- Promotional release poster
- Directed by: Sarah Adina Smith
- Written by: Sarah Adina Smith
- Based on: Bright Burning Stars by A.K. Small
- Produced by: Dara Gordon; Trevor Adley; Jonako Donley;
- Starring: Kristine Frøseth; Diana Silvers; Caroline Goodall; Eva Lomby; Jacqueline Bisset;
- Cinematography: Shaheen Seth
- Edited by: David Barker
- Music by: Ellen Reid
- Production companies: Anonymous Content; Everything is Everything;
- Distributed by: Amazon Studios
- Release date: September 24, 2021;
- Running time: 114 minutes
- Country: United States
- Language: English

= Birds of Paradise (2021 film) =

Birds of Paradise is a 2021 American dance drama film written and directed by Sarah Adina Smith, based upon the 2019 novel Bright Burning Stars by A.K. Small. It stars Kristine Frøseth, Diana Silvers, Caroline Goodall, Eva Lomby, and Jacqueline Bisset. It was released on September 24, 2021, by Amazon Studios.

==Plot==

Kate Sanders is a newly arrived student at a prestigious ballet academy in Paris, where students compete for "the prize"—a contract with a elite ballet company awarded to the best male and female dancers. On her first day, Kate makes a comment about Ollie, a renowned former student who committed suicide by jumping off a bridge. This causes Ollie's sister, Marine Durand, to attack her, resulting in criticism from the academy's exacting headmistress, Madame Brunelle. That night, Kate finds herself assigned to live in the same room as Marine. Marine suggests they go to The Jungle, a botanical-themed dance club, where they do drugs and Marine challenges Kate to an endurance dance contest where the first to stop must drop out. After hours of dancing, Kate suggests they both stop at the same time so neither has to quit. When Kate abides by her promise, she earns Marine's respect and close friendship.

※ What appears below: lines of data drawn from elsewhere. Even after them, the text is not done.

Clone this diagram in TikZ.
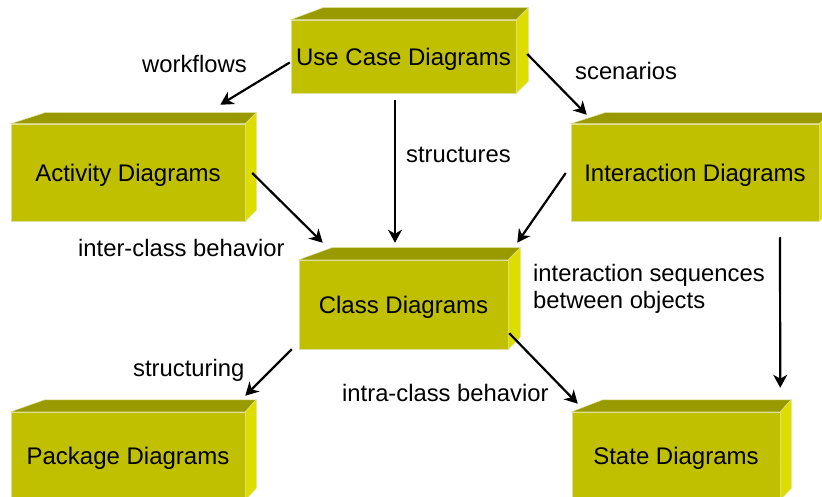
\documentclass[tikz,border=0pt]{standalone}
\usepackage{fontspec}
\setmainfont{Liberation Sans}
\usetikzlibrary{arrows.meta,calc}
\definecolor{frontc}{RGB}{192,192,0}
\definecolor{topc}{RGB}{153,153,0}
\definecolor{sidec}{RGB}{221,221,0}
\definecolor{edgec}{RGB}{222,222,150}

\begin{document}
\begin{tikzpicture}[x=1pt,y=-1pt,
  cube/.style={fill=frontc, draw=edgec, line width=0.5pt, inner sep=0pt,
    text depth=0pt, font=\fontsize{24}{28}\selectfont},
  lbl/.style={anchor=base west, inner sep=0pt, font=\fontsize{23.8}{27}\selectfont},
  arr/.style={draw=black, line width=2.2pt,
    -{Stealth[length=13pt,width=14pt,inset=4pt]}},
  topface/.style={fill=topc, draw=edgec, line width=0.5pt},
  sideface/.style={fill=sidec, draw=edgec, line width=0.5pt}]

\useasboundingbox (0,0) rectangle (822,497);
\clip (0,0) rectangle (822,497);

% front faces of the boxes
\node[cube, minimum width=225pt, minimum height=73pt] (uc)  at (403.5,56.5)  {Use Case Diagrams};
\node[cube, minimum width=234pt, minimum height=97pt] (act) at (128,172.5)   {Activity Diagrams};
\node[cube, minimum width=248pt, minimum height=97pt] (int) at (695,172.5)   {Interaction Diagrams};
\node[cube, minimum width=209pt, minimum height=89pt] (cls) at (403.5,304.5) {Class Diagrams};
\node[cube, minimum width=234pt, minimum height=88pt] (pkg) at (128,456)     {Package Diagrams};
\node[cube, minimum width=208pt, minimum height=88pt] (st)  at (676,456)     {State Diagrams};

% top and right faces: left depth, right depth, height of the bevel
\foreach \n/\l/\r/\d in {uc/32/12/12, act/34/11/11, int/34/11/11,
                         cls/33/12/12, pkg/34/11/12, st/31/11/12} {
  \path[topface] (\n.north west) -- ([shift={(\l,-\d)}]\n.north west)
    -- ([shift={(\r,-\d)}]\n.north east) -- (\n.north east) -- cycle;
  \path[sideface] (\n.north east) -- ([shift={(\r,-\d)}]\n.north east)
    -- ([shift={(\r,-\d)}]\n.south east) -- (\n.south east) -- cycle;
}

% connector end points
\coordinate (a1s) at ([shift={(-1,6)}]uc.west);
\coordinate (a1e) at ([shift={(-25,-19)}]act.north east);
\coordinate (a2s) at ([shift={(11,-2.5)}]uc.east);
\coordinate (a2e) at ([shift={(16,-9)}]int.north west);
\coordinate (a3s) at ([shift={(-8.5,7)}]uc.south);
\coordinate (a3e) at ([shift={(-8.5,-17)}]cls.north);
\coordinate (a4s) at ([shift={(7,0.5)}]act.east);
\coordinate (a4e) at ([shift={(24,-17)}]cls.north west);
\coordinate (a5s) at ([shift={(-5,0.5)}]int.west);
\coordinate (a5e) at ([shift={(9,-17)}]cls.north east);
\coordinate (a6s) at ([shift={(85,16)}]int.south);
\coordinate (a6e) at ([shift={(0,-24)}]st.north east);
\coordinate (a7s) at ([shift={(-7,0)}]cls.south west);
\coordinate (a7e) at ([shift={(0,-16)}]pkg.north east);
\coordinate (a8s) at ([shift={(1,-16)}]cls.south east);
\coordinate (a8e) at ([shift={(6,-8)}]st.north west);

% connectors
\draw[arr] (a1s) -- (a1e);
\draw[arr] (a2s) -- (a2e);
\draw[arr] (a3s) -- (a3e);
\draw[arr] (a4s) -- (a4e);
\draw[arr] (a5s) -- (a5e);
\draw[arr] (a6s) -- (a6e);
\draw[arr] (a7s) -- (a7e);
\draw[arr] (a8s) -- (a8e);

% connector labels
\node[lbl] (lwf)  at (142,73)  {workflows};
\node[lbl] (lsc)  at (575,80)  {scenarios};
\node[lbl] (lst)  at (406,163) {structures};
\node[lbl] (lic)  at (78,256)  {inter-class behavior};
\node[lbl] (lis1) at (533,281) {interaction sequences};
\node[lbl] (lis2) at (533,308) {between objects};
\node[lbl] (lsg)  at (133,376) {structuring};
\node[lbl] (lia)  at (342,401) {intra-class behavior};
\end{tikzpicture}
\end{document}
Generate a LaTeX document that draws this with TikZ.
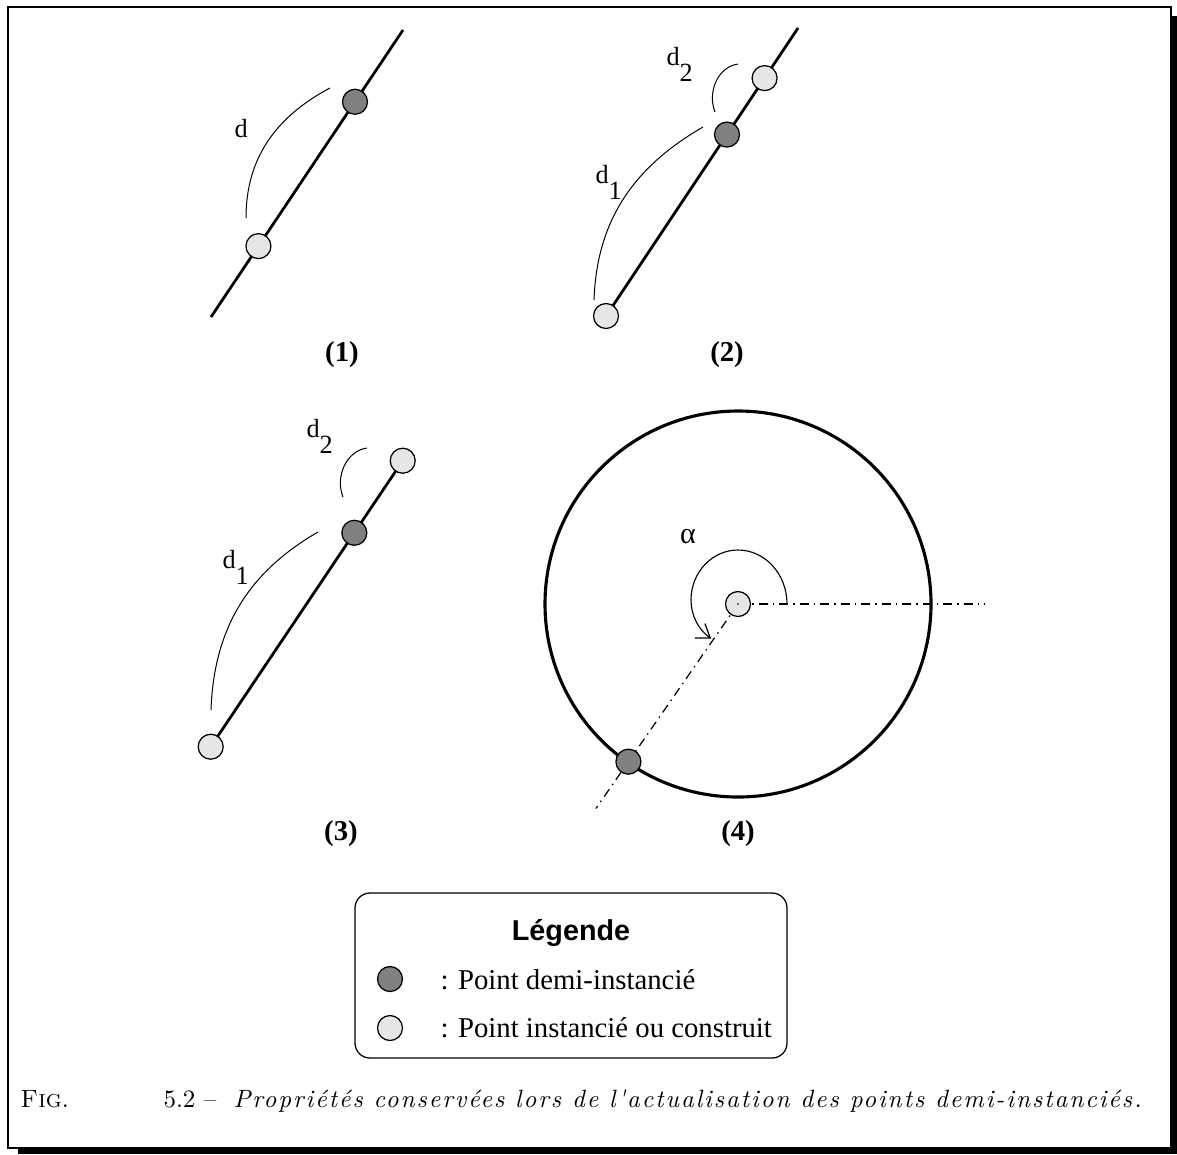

Marine and Kate grow closer over the ensuing weeks. Kate reveals she is from a working-class background attending on a scholarship, while Marine is the daughter of the US Ambassador to France. At an embassy party, it is revealed that Kate's scholarship is funded by Marine's family. Her mother, seeing Kate as competition, threatens to revoke it, but Marine defends her friend. Later, Kate faces immense pressure, turns to drugs supplied by fellow dancer Jean Paul, and has sex with Felipe, the academy's best male dancer. Despite this, Marine and Kate make a pact to work together to jointly win the prize. Marine also confides that she blames herself for Ollie's death, as she ignored his phone calls the night he committed suicide. Kate comforts her, insisting it was not her fault.

As the final contest draws near, Kate rises in the rankings while Marine struggles. The students learn of another opportunity: choreographer Benjamin Mouton is offering a job as an understudy. Kate becomes the frontrunner, but soon learns her scholarship has been cancelled. An enraged Kate accuses Marine of having her parents withdraw the funds. In retaliation, Marine learns that Kate told other students a false rumor that Marine and Ollie were having sex. Marine is comforted by Madame Brunelle, who leaves her with a motto: "Blessed is she who falls. Blessed is she who rises again." Marine offers to dance solo at the final contest, allowing Felipe to be paired with Kate. At the competition, Marine dances an avant-garde routine of her own design before storming out. Kate wins the prize.

Three years later, Kate is a wildly successful ballerina headlining her own show. After a performance, she is approached by Marine, who explains she still dances, mainly at The Jungle. Marine thanks Kate, saying her betrayal forced her out of her comfort zone and made her truly happy for the first time. Kate drives away but returns, yelling that Marine should hate her for the betrayal. Marine simply responds with Madame Brunelle's motto. At The Jungle, Kate dances a routine choreographed by Marine and rises into the air.

==Production==
In February 2020, it was announced that Sarah Adina Smith would write and direct Birds of Paradise, a drama film based upon the novel Bright Burning Stars by A.K. Small. Kristine Froseth, Diana Silvers, and Jacqueline Bisset would star, and Amazon Studios would distribute. Principal photography began that same month, in Budapest.

==Release==
It was released on September 24, 2021.

==Reception==
 Metacritic, which uses a weighted average, assigned the film a score of 57 out of 100, based on 12 critics, indicating "mixed or average" reviews.

Writing for Decider, Anna Menta praised Frøseth and Silvers' "electric chemistry". Nell Minow of RogerEbert.com wrote, "Director Sarah Adina Smith has a gift for striking images and creating intriguingly spooky moods, bordering on gothic", but criticized the plot as "overstuffed" and said the film did not feature enough dancing. Heather Hogan of Autostraddle commented, "My main struggle with Birds of Paradise is it doesn’t seem to know it’s pretty campy — which is especially jarring when things swerve south in the second half of the film."